The MM model is about 2% better than ESAX with "ppmd+"; the MHM model is 13% better, and the MHM* model is 15% better. The MHM and MHM* models also compare favorably with ESAX/BZ2 and XML/BZ2, ranging from 3-8% better. MHM's chief weakness is on structured documents, where it can compress 20-40% worse than MHM*; on the other hand, MHM* does only 1-4% worse on textual documents. In terms of speed, MM is about the same as ESAX/PPMD+, MHM is 20% slower, and MHM* is about eight times slower. The slowdown occurs because the compressors process many injected symbols as well as the symbols that are actually transmitted. All three compressors, MM, MHM, and MHM*, run in one pass.
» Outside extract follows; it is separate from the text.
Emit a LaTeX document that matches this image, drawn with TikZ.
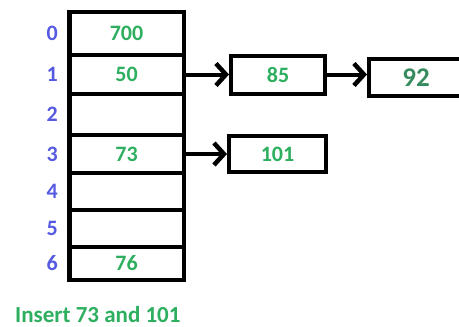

The MHM and MHM* models compress the XML files (individually, and as a whole) better than any other methods of which we are aware. The MHM compressor seems to work best for textual XML with sparse markup, whereas the MHM* compressor does much better on structured documents and slightly worse on textual documents. Table 6(c) compares MHM* with XML compressed with "bzip2", the best previously existing compressor. MHM* compresses better on all documents tested, ranging from a few percent better on textual documents to 20-35% better on structured documents. The biggest problem with both compressors is speed. Since MHM* is only about 5% better overall than ESAX compressed with "bzip2", it is hard to justify the factor-of-40 slowdown. On the other hand, MHM compresses textual documents better and is only six times slower, but doesn't compress structured documents as well as MHM.